Laser diodes benefit from distributed Bragg reflector (DBR) and quantum cascade structures grown by CVD, which provide optical feedback and low-threshold lasing. The integration of AlGaAs/GaAs superlattices in edge-emitting lasers has enabled high-power operation with narrow linewidths, suitable for telecommunications and sensing applications. Photodetectors, such as InGaAs-based avalanche photodiodes, leverage CVD-grown absorption layers and multiplication regions to achieve high responsivity and low dark currents.

Advancements in Wavelength-Tunable Devices
Recent progress in CVD has facilitated the development of wavelength-tunable optoelectronic devices, expanding their applications in displays, spectroscopy, and optical communications. Tunable LEDs and lasers rely on compositionally graded layers or external cavity designs, with MOCVD enabling precise control over ternary and quaternary alloys (e.g., InGaAsP). For instance, InGaN-based micro-LED arrays grown via CVD exhibit tunable emission across the visible spectrum by varying indium content in the active region.

Similarly, quantum dot lasers grown by CVD offer broad wavelength tunability through size-controlled InAs/GaAs dots. These devices achieve lasing across the 1.2–1.6 µm range, critical for fiber-optic communications. Photodetectors with tunable spectral response have also been realized using CVD-grown HgCdTe alloys, where the cutoff wavelength is adjusted by varying cadmium composition during growth.

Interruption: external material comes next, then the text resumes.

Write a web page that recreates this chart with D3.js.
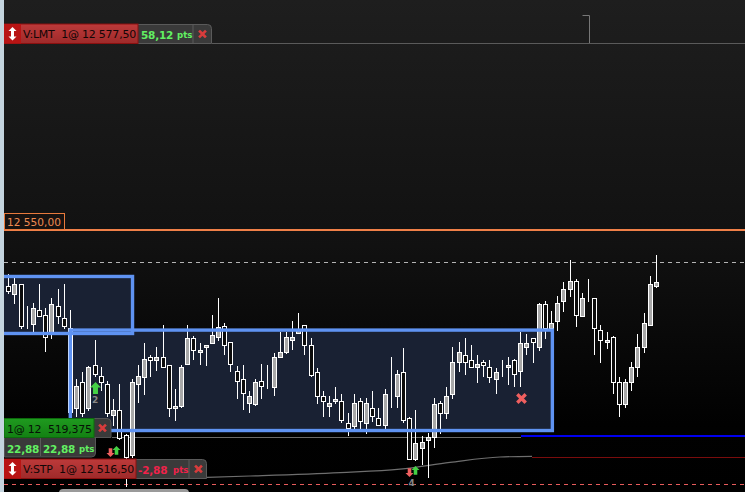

Future Prospects and Conclusion
The continued refinement of CVD techniques promises further breakthroughs in optoelectronic device performance. Emerging approaches, such as pulsed CVD and plasma-enhanced CVD, offer enhanced control over nucleation and interface quality. The integration of 2D materials with III-V semiconductors via hybrid CVD processes may unlock new functionalities in ultra-compact photonic circuits. As the demand for efficient, tunable, and high-speed optoelectronic devices grows, CVD will remain at the forefront of semiconductor innovation, enabling next-generation technologies in lighting, communication, and sensing.

This article underscores the pivotal role of CVD in advancing optoelectronic devices, highlighting its unmatched capabilities in epitaxial growth, doping control, and heterostructure engineering. With ongoing research addressing process challenges and expanding material possibilities, CVD-driven optoelectronics will continue to shape the future of photonic technologies.